I want to introduce some oddball varieties I like to grow (like ‘Chinese Red Noodle’ and ‘Scarlet Runner,’ both shown above), and tell you what I’m planning to do with that Hefty-bagful of the more typical green bean types that I just harvested. (No, not 10 Pyrex baking dishes full of Grandma’s Green Bean Casserole with cream of mushroom soup, sour cream and butter-soaked Saltine crumbs and melted cheddar, though I am definitely tempted.)
Do you grow beans like ‘Royalty Purple Pod’ that are easy to spot on the vine when harvesting, but cook up green? Or slender filet beans, the haricot verts or filet beans of French cookery (and high priced in the grocery, if they’re even available)? Or yellow “wax” beans (pretty, but not my favorite for flavor, frankly)?
This year I’m growing one classic: ‘Blue Lake,’ the vintage-1960s bean of all those supermarket cans (the ones Grandma used in her casserole). I’ve found it prolific and tender, as the catalog promised, but nothing matches the tastiness of Italian-style flat-podded beans of the ‘Romano’ type. I love ‘Provider,’ too, and it really does provide picking after picking.
The ‘Chinese Red Noodle’ (above), one of various yardlong beans that fascinate me, are great tossed briefly on the grill after a bit of olive oil and salt and pepper. ‘Scarlet Runner’ (those are its hot-colored fresh seeds showing in the top photo, and its red blossoms below) is yummy if you string and saute or steam the pods at around 6 inches in length.

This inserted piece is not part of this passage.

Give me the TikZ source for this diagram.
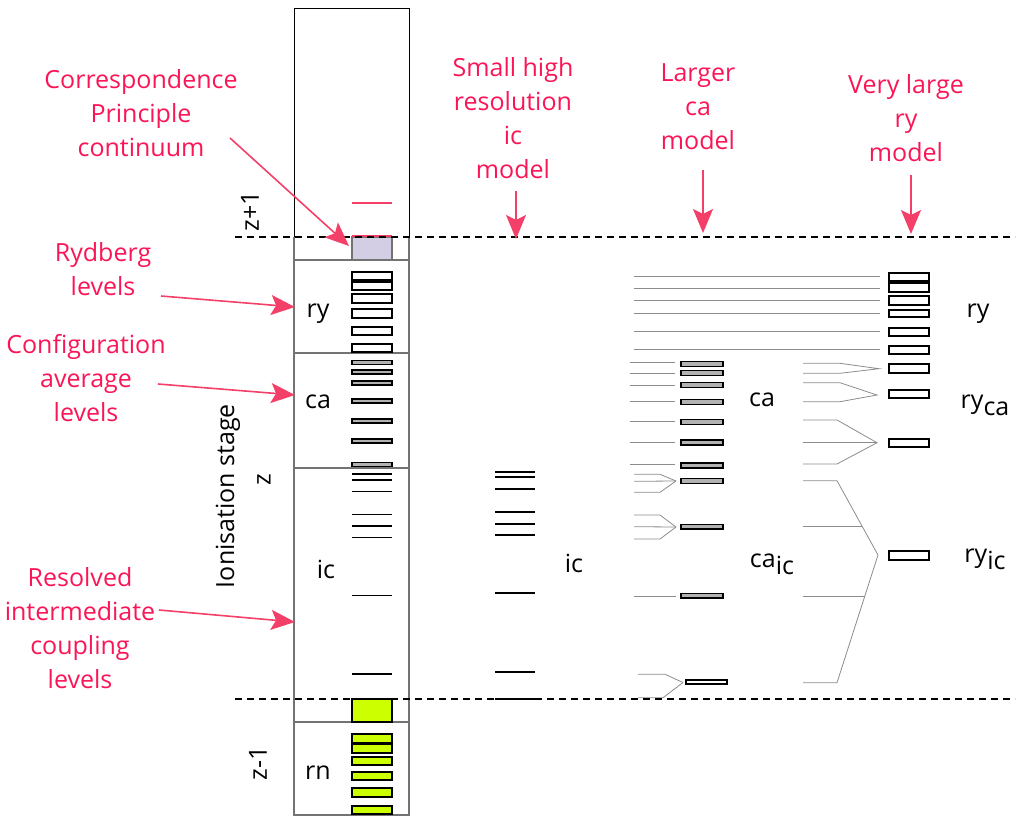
\documentclass[tikz,border=0pt]{standalone}
\usepackage{fontspec}
\setmainfont{Open Sans}
\usetikzlibrary{arrows.meta}
\definecolor{pinktxt}{RGB}{250,22,86}
\definecolor{pinkarr}{RGB}{244,64,104}
\definecolor{lav}{RGB}{212,206,228}
\definecolor{lime}{RGB}{204,255,0}
\begin{document}
\begin{tikzpicture}[x=1pt,y=-1pt,
  lbl/.style={text=pinktxt, font=\fontsize{25}{34}\selectfont, align=center, inner sep=0pt},
  blk/.style={font=\fontsize{25}{30}\selectfont, inner sep=0pt},
  parr/.style={pinkarr, line width=1.6pt, -{Stealth[length=24pt,width=20pt,inset=5pt]}},
  lvlbox/.style={draw=black, line width=1.8pt, fill=white},
  cabox/.style={draw=black, line width=1.5pt, fill=gray!60},
  icline/.style={line width=1.9pt},
  fan/.style={black!45, line width=0.8pt},
  sep/.style={black!55, line width=1.1pt},
  dline/.style={dash pattern=on 7pt off 5pt, line width=1.4pt}]
\useasboundingbox (0,0) rectangle (1020,822);
% ---------- left column ----------
\draw[black, line width=0.9pt] (294,237) -- (294,8) -- (409,8) -- (409,237);
\draw[sep] (294,237) -- (294,815) -- (409,815) -- (409,237);
\foreach \y in {260,353,468,722} \draw[sep] (294,\y) -- (409,\y);
\draw[black!55, line width=1.1pt, fill=lav] (352,237) rectangle (392,260);
\draw[pinkarr, line width=1.4pt] (352,203) -- (392,203);
\draw[pinkarr, line width=1.4pt] (352,236) -- (392,236);
\draw[black, line width=1.4pt, fill=lime] (352,699) rectangle (392,722);
\foreach \a/\b in {734/743,744/753,757/765,772/780,788/797,806/814}
  \draw[black, line width=1.8pt, fill=lime] (352,\a) rectangle (392,\b);
\foreach \a/\b in {272/280,282/290,294/303,309/318,327/335,344/352}
  \draw[lvlbox] (352,\a) rectangle (392,\b);
\foreach \c in {362.5,372,383,401,421,441,464.5}
  \draw[cabox] (352,\c-2.2) rectangle (392,\c+2.2);
\foreach \y in {474,480,491.5,514.5,526,537.5,595.5,674}
  \draw[icline] (352,\y) -- (392,\y);
% ---------- ic model ----------
\foreach \y in {471.7,477.3,489,512.3,523.7,535,592.7,671.7,699}
  \draw[icline] (495,\y) -- (535,\y);
% ---------- ca model ----------
\foreach \y in {276,288,300,313,331,349}
  \draw[fan] (634,\y) -- (880,\y);
\foreach \y in {362.7,373.3,385,401.7,421.3,442,464.7}
  \draw[fan] (630,\y) -- (675,\y);
\foreach \c in {364,373,385,402,422,442.5,465.5,481,526.7,595.7}
  \draw[cabox] (681,\c-2.3) rectangle (723,\c+2.3);
\draw[lvlbox, line width=1.6pt] (686,679.8) rectangle (727,684.2);
\draw[fan] (634,474.3) -- (660,474.3) -- (676,481);
\draw[fan] (634,481.3) -- (676,481);
\draw[fan] (634,492.3) -- (660,492.3) -- (676,481);
\draw[fan] (634,515) -- (660,515) -- (676,527);
\draw[fan] (634,526.7) -- (676,527);
\draw[fan] (634,539) -- (660,539) -- (676,527);
\draw[fan] (634,596) -- (676,596);
\draw[fan] (638,674.3) -- (665,674.3) -- (683,682.5);
\draw[fan] (638,697.7) -- (663,697.7) -- (683,682.5);
% ---------- ry model ----------
\foreach \a/\b in {272.7/280.7,282.7/291.7,295.7/304.7,310/317.3,327.7/336,345.7/354,364.3/373,390.3/398,438.7/446.7,551/560}
  \draw[lvlbox] (889,\a) rectangle (929,\b);
\draw[fan] (803,363.3) -- (840,363.3) -- (879,368.7) -- (840,373.3) -- (803,373.3);
\draw[fan] (803,382.7) -- (840,382.7) -- (877,395) -- (840,401.7) -- (803,401.7);
\draw[fan] (803,420) -- (837,420) -- (877,442.7) -- (837,464) -- (803,464);
\draw[fan] (803,442.7) -- (877,442.7);
\draw[fan] (803,480.7) -- (837,480.7) -- (878,555) -- (837,682.7) -- (803,682.7);
\draw[fan] (803,526.7) -- (862.4,526.7);
\draw[fan] (803,596.7) -- (864.6,596.7);
% ---------- dashed lines ----------
\draw[dline] (235,237) -- (1015,237);
\draw[dline] (235,699) -- (1015,699);
% ---------- black labels ----------
\node[blk] (lry) at (318,314) {ry};
\node[blk] (lca) at (318,402) {ca};
\node[blk] (lic) at (326,569) {ic};
\node[blk] (lrn) at (318,773) {rn};
\node[blk] (mic) at (574,563) {ic};
\node[blk] (cca) at (762,400) {ca};
\node[blk] (ccaic) at (772,564) {ca\raisebox{-7pt}{ic}};
\node[blk] (rry) at (978,314) {ry};
\node[blk] (rryca) at (985,405) {ry\raisebox{-7pt}{ca}};
\node[blk] (rryic) at (985,559) {ry\raisebox{-7pt}{ic}};
\node[blk, rotate=90] (zp1) at (250,211) {z+1};
\node[blk, rotate=90] (ion) at (228,496) {Ionisation stage};
\node[blk, rotate=90] (zz) at (264,480) {z};
\node[blk, rotate=90] (zm1) at (258,763) {z-1};
% ---------- pink labels ----------
\node[lbl] (cp) at (141,113) {Correspondence\\Principle\\continuum};
\node[lbl] (ryd) at (103,269) {Rydberg\\levels};
\node[lbl] (conf) at (86,378) {Configuration\\average\\levels};
\node[lbl] (res) at (80,628) {Resolved\\intermediate\\coupling\\levels};
\node[lbl] (tic) at (513,118) {Small high\\resolution\\ic\\model};
\node[lbl] (tca) at (698,107) {Larger\\ca\\model};
\node[lbl] (try) at (906,118) {Very large\\ry\\model};
% ---------- arrows ----------
\coordinate (cpS) at (230,138);  \coordinate (cpE) at (349,246);
\coordinate (rydS) at (161,296); \coordinate (rydE) at (295,307);
\coordinate (confS) at (158,384); \coordinate (confE) at (295,395);
\coordinate (resS) at (159,610); \coordinate (resE) at (295,622);
\coordinate (ticS) at (516,191); \coordinate (ticE) at (516,239);
\coordinate (tcaS) at (703,170); \coordinate (tcaE) at (703,233);
\coordinate (tryS) at (911,175); \coordinate (tryE) at (911,234);
\draw[parr] (cpS) -- (cpE);
\draw[parr] (rydS) -- (rydE);
\draw[parr] (confS) -- (confE);
\draw[parr] (resS) -- (resE);
\draw[parr] (ticS) -- (ticE);
\draw[parr] (tcaS) -- (tcaE);
\draw[parr] (tryS) -- (tryE);
\end{tikzpicture}
\end{document}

I eat beans most every summer day either lightly steamed, or sautéed in garlic and oil, into which I might toss a little tomato sauce. Better yet, I boil up some pasta, heat the sauce, and drop the beans in for the last two minutes of the pasta’s boiling…then toss them all together into an impromptu pasta with green beans. Penne, rotelli or something of that approximate size seems to match up best with the beans.
Though I sow short, maybe 4-foot rows and trying not to overdo it, there are always too many beans. I’ve never done well with freezing; perhaps I blanch them too long (3 minutes is called for in recipes), I don’t know. I suspect the quality of the bag, how much air you can expel from it, and the temperature of your freezer all impacts quality. But “blanching” them in the last minute or so of making tomato sauce works better, and I freeze them right in it, a 2-in-1 sauce-plus-green vegetable concoction. This way, they freeze great (photo above).
Lately I’ve read that we don’t really have the same kind of “deep freeze” that Grandma did, with all these frost-free modern freezers (read: warmer). They just don’t stay cold enough to do the trick, I fear, nor freeze things fast enough or consistently. Any other suggestions would be most welcome. Do you turn your freezer to the lowest (coldest) possible temperature when freezing fresh things, for instance, at least for awhile?
I’ll definitely use some of the harvest in a big batch or two of vegetable soup to freeze, and pickle the rest, as Dilly Beans (the recipe for which follows):
dilly beans recipe
(thanks to Rodale’s ‘Stocking Up’ food-preservation guide)
- 4 pounds green beans
- 8 dried 2-inch chili peppers
- 4 teaspoons mustard seed
- 4 teaspoons dill seed
- 8 gloves garlic
- 5 cups white vinegar
- 5 cups water
Prepare a brine of vinegar and water in a non-reactive pan (stainless or enamel, not aluminum), heating it to boiling.
While brine is heating, prep beans by cutting to lengths to fit in pint jars, cutting off any stem ends as well. Pack into hot, scalded jars. To each jar of beans add 1 pepper, 1⁄2 tsp. mustard seed, 1⁄2 tsp. dill seed, 1 clove garlic.
Pour boiling liquid into jars, leaving 1⁄4 inch of headroom only. Put on 2-part canning lids, then process in a boiling water bath for 5 minutes.